** Begin Data entries **

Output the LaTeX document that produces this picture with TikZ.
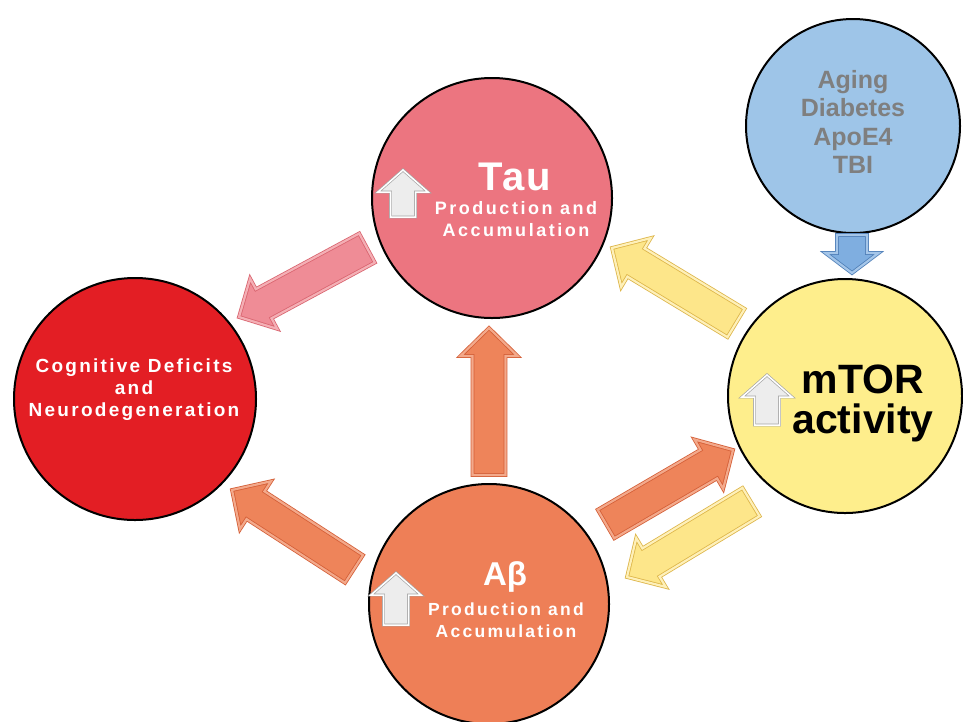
\documentclass[tikz,border=0pt]{standalone}
\usepackage{fontspec}
\setmainfont{Liberation Sans}
\usetikzlibrary{calc}

\definecolor{taupink}{HTML}{EC7580}
\definecolor{cogred}{HTML}{E31E24}
\definecolor{aborange}{HTML}{EE7F57}
\definecolor{mtoryellow}{HTML}{FEEE8C}
\definecolor{riskblue}{HTML}{9EC5E8}
\definecolor{pinkarr}{HTML}{EF8C96}
\definecolor{pinkedge}{HTML}{D9646F}
\definecolor{yelarr}{HTML}{FDE68A}
\definecolor{yeledge}{HTML}{DDB548}
\definecolor{orarr}{HTML}{EE845A}
\definecolor{oredge}{HTML}{D45E36}
\definecolor{bluearr}{HTML}{7FAEE0}
\definecolor{blueedge}{HTML}{4F7FB8}
\definecolor{upgrey}{HTML}{EDEDED}
\definecolor{riskgrey}{HTML}{7F7F7F}

% sizes of the block arrows: half shaft, half head, head length
\newcommand\arrsw{16.5pt}
\newcommand\arrhw{28.5pt}
\newcommand\arrhl{28pt}

\begin{document}
\begin{tikzpicture}[x=1pt, y=-1pt,
	ball/.style={circle, draw=black, line width=2pt, inner sep=0pt},
	blksize/.code n args={3}{\def\arrsw{#1}\def\arrhw{#2}\def\arrhl{#3}},
	blk/.style={line width=0.8pt, line join=miter, double distance=2.2pt, to path={
		($(\tikztotarget)!\arrhl!(\tikztostart)$) coordinate (hb)
		($(\tikztostart)!\arrsw!90:(\tikztotarget)$) -- ($(hb)!\arrsw!90:(\tikztotarget)$)
		-- ($(hb)!\arrhw!90:(\tikztotarget)$) -- (\tikztotarget)
		-- ($(hb)!\arrhw!-90:(\tikztotarget)$) -- ($(hb)!\arrsw!-90:(\tikztotarget)$)
		-- ($(\tikztostart)!\arrsw!-90:(\tikztotarget)$) -- cycle}},
	pinkblk/.style={blk, fill=pinkarr, draw=pinkedge, double=pinkarr!70!white},
	yelblk/.style={blk, fill=yelarr, draw=yeledge, double=yelarr!60!white},
	orblk/.style={blk, fill=orarr, draw=oredge, double=orarr!70!white},
	upblk/.style={blk, blksize={12.5pt}{25pt}{22pt}, fill=upgrey, draw=gray!70, double=white, double distance=1.5pt, line width=0.7pt},
	bigtxt/.style={inner sep=0pt, align=center}]

	\useasboundingbox[fill=white] (0,0) rectangle (963,721);

	% circles
	\node[ball, fill=taupink, minimum size=240pt] (tau) at (492,198) {};
	\node[ball, fill=cogred, minimum size=242pt] (cog) at (135,399) {};
	\node[ball, fill=aborange, minimum size=240pt] (ab) at (489,604) {};
	\node[ball, fill=mtoryellow, minimum size=234pt] (mtor) at (845,396) {};
	\node[ball, fill=riskblue, minimum size=214pt] (risk) at (853,126) {};

	% texts
	\node[bigtxt, text=white, font=\fontsize{40}{40}\selectfont\bfseries\addfontfeatures{LetterSpace=5}] (tautitle) at (515,177) {Tau};
	\node[bigtxt, text=white, font=\fontsize{18}{22}\selectfont\bfseries\addfontfeatures{LetterSpace=14}] (tausub) at (516,219) {Production and\\Accumulation};
	\node[bigtxt, text=white, font=\fontsize{33}{33}\selectfont\bfseries] (abtitle) at (505,577) {Aβ};
	\node[bigtxt, text=white, font=\fontsize{17.5}{22}\selectfont\bfseries\addfontfeatures{LetterSpace=13}] (absub) at (506,620) {Production and\\Accumulation};
	\node[bigtxt, text=white, font=\fontsize{19}{22}\selectfont\bfseries\addfontfeatures{LetterSpace=12}] (cogtxt) at (134,390) {Cognitive Deficits\\and\\Neurodegeneration};
	\node[bigtxt, font=\fontsize{41}{40}\selectfont\bfseries] (mtortxt) at (863,403) {mTOR\\activity};
	\node[bigtxt, text=riskgrey, font=\fontsize{25}{28.5}\selectfont\bfseries] (risktxt) at (853,122) {Aging\\Diabetes\\ApoE4\\TBI};

	% arrow ends
	\coordinate (tcA) at (367,248); \coordinate (tcB) at (239,317);
	\coordinate (mtA) at (736,323); \coordinate (mtB) at (612,248);
	\coordinate (amA) at (606,524); \coordinate (amB) at (733,450);
	\coordinate (maA) at (751,502); \coordinate (maB) at (627,577);
	\coordinate (atA) at (489,475); \coordinate (atB) at (489,328);
	\coordinate (acA) at (354,569); \coordinate (acB) at (232,490);
	\coordinate (rmA) at (852,235); \coordinate (rmB) at (852,273);

	% block arrows between the circles
	\draw[pinkblk] (tcA) to (tcB);
	\draw[yelblk] (mtA) to (mtB);
	\draw[orblk] (amA) to (amB);
	\draw[yelblk] (maA) to (maB);
	\draw[orblk] (atA) to (atB);
	\draw[orblk] (acA) to (acB);
	\draw[blk, blksize={15pt}{26.5pt}{20pt}, fill=bluearr, draw=blueedge, double=bluearr!70!white] (rmA) to (rmB);

	% small up arrows
	\coordinate (tuA) at (403,217); \coordinate (tuB) at (403,170);
	\coordinate (muA) at (767,425); \coordinate (muB) at (767,375);
	\coordinate (auA) at (396,625); \coordinate (auB) at (396,573);
	\draw[upblk] (tuA) to (tuB);
	\draw[upblk] (muA) to (muB);
	\draw[upblk] (auA) to (auB);

\end{tikzpicture}
\end{document}
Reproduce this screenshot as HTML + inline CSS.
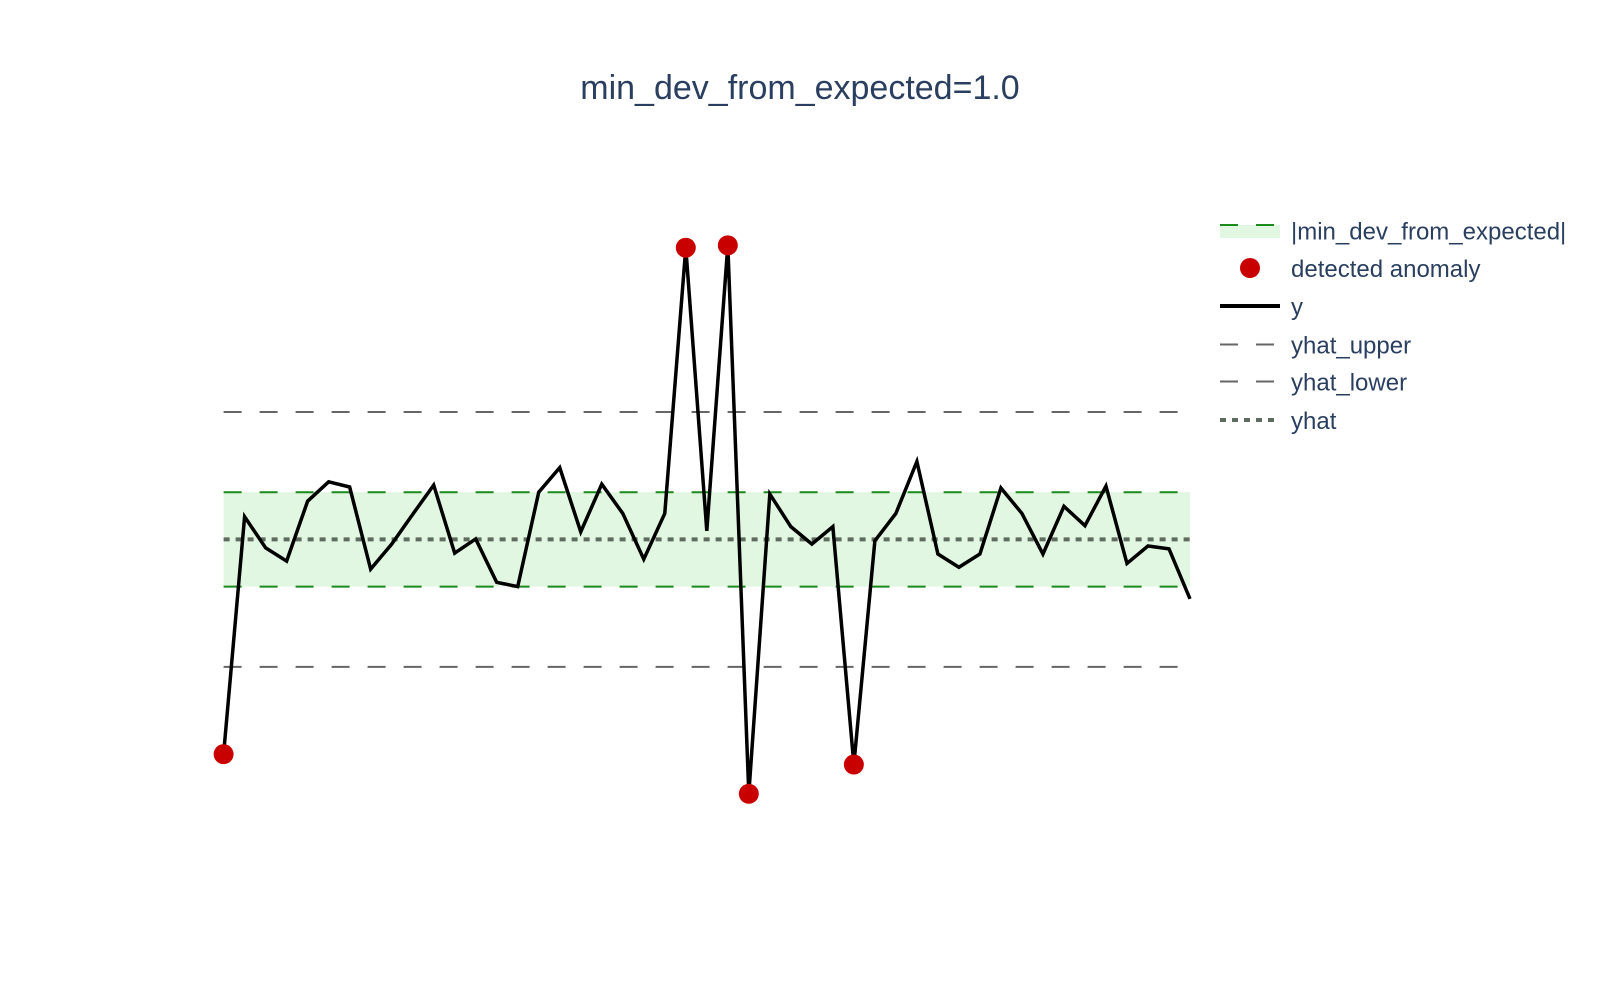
<!DOCTYPE html>
<html><head><meta charset="utf-8"><style>
body{margin:0;background:#fff;}
svg text{font-family:"Liberation Sans",sans-serif;fill:#2a3f5f;}
</style></head><body>
<svg id="chart" width="1600" height="1000">
<text x="800" y="99" font-size="34" text-anchor="middle">min_dev_from_expected=1.0</text>
<g id="plot"></g>
<g>
 <g>
  <rect x="1220" y="225" width="60" height="13" fill="#e2f7e2"/>
  <line x1="1220" y1="225" x2="1280" y2="225" stroke="#1a8a1a" stroke-width="2" stroke-dasharray="18,18"/>
  <text x="1291" y="239.5" font-size="24">|min_dev_from_expected|</text></g>
 <g>
  <circle cx="1250" cy="268" r="10" fill="#c80000"/>
  <text x="1291" y="277" font-size="24">detected anomaly</text></g>
 <g>
  <line x1="1220" y1="306" x2="1280" y2="306" stroke="#000" stroke-width="4"/>
  <text x="1291" y="315" font-size="24">y</text></g>
 <g>
  <line x1="1220" y1="344.5" x2="1280" y2="344.5" stroke="#666" stroke-width="2" stroke-dasharray="18,18"/>
  <text x="1291" y="353.5" font-size="24">yhat_upper</text></g>
 <g>
  <line x1="1220" y1="381.5" x2="1280" y2="381.5" stroke="#666" stroke-width="2" stroke-dasharray="18,18"/>
  <text x="1291" y="390.5" font-size="24">yhat_lower</text></g>
 <g>
  <line x1="1220" y1="420" x2="1280" y2="420" stroke="#5f6b5f" stroke-width="4" stroke-dasharray="6,6"/>
  <text x="1291" y="429" font-size="24">yhat</text></g>
</g>
</svg>
<script>
const yValues=[-4.55,0.48,-0.18,-0.46,0.81,1.22,1.11,-0.63,-0.10,0.53,1.15,-0.29,0.01,-0.91,-1.00,1.00,1.52,0.16,1.17,0.55,-0.42,0.55,6.18,0.18,6.23,-5.39,0.96,0.27,-0.10,0.27,-4.77,-0.03,0.55,1.65,-0.31,-0.59,-0.31,1.09,0.55,-0.31,0.70,0.29,1.13,-0.51,-0.14,-0.20,-1.26];
const anomalyIdx=[0,22,24,25,30];
const yhat=0;
const yhatUpper=2.70;
const yhatLower=-2.70;
const minDev=1.0;

const X0=223.6,X1=1190,Y0=539.4,K=47.2;
const xs=i=>X0+(X1-X0)*i/(yValues.length-1);
const ys=v=>Y0-v*K;
const NS='http://www.w3.org/2000/svg';
const g=document.getElementById('plot');
function mk(tag,attrs){const e=document.createElementNS(NS,tag);for(const k in attrs)e.setAttribute(k,attrs[k]);g.appendChild(e);return e;}

const band=mk('rect',{x:X0,y:ys(yhat+minDev),width:X1-X0,height:ys(yhat-minDev)-ys(yhat+minDev),fill:'#e2f7e2'});


const bu=mk('line',{x1:X0,x2:X1,y1:ys(yhat+minDev),y2:ys(yhat+minDev),stroke:'#1a8a1a','stroke-width':2,'stroke-dasharray':'18,18'});


const bl=mk('line',{x1:X0,x2:X1,y1:ys(yhat-minDev),y2:ys(yhat-minDev),stroke:'#1a8a1a','stroke-width':2,'stroke-dasharray':'18,18'});


const up=mk('line',{x1:X0,x2:X1,y1:ys(yhatUpper),y2:ys(yhatUpper),stroke:'#666','stroke-width':2,'stroke-dasharray':'18,18'});


const lo=mk('line',{x1:X0,x2:X1,y1:ys(yhatLower),y2:ys(yhatLower),stroke:'#666','stroke-width':2,'stroke-dasharray':'18,18'});


const yh=mk('line',{x1:X0,x2:X1,y1:ys(yhat),y2:ys(yhat),stroke:'#5f6b5f','stroke-width':4,'stroke-dasharray':'6,6'});


const pts=yValues.map((v,i)=>xs(i)+','+ys(v)).join(' ');
const yl=mk('polyline',{points:pts,fill:'none',stroke:'#000','stroke-width':3.5,'stroke-linejoin':'miter'});


anomalyIdx.forEach(i=>{
 const c=mk('circle',{cx:xs(i),cy:ys(yValues[i]),r:10,fill:'#c80000'});
 
 
});
</script>
</body></html>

** End Data entries **

■ Aim:
Pull out every line above that holds the word "this".

■ Task answer:
Output the LaTeX document that produces this picture with TikZ.
Reproduce this screenshot as HTML + inline CSS.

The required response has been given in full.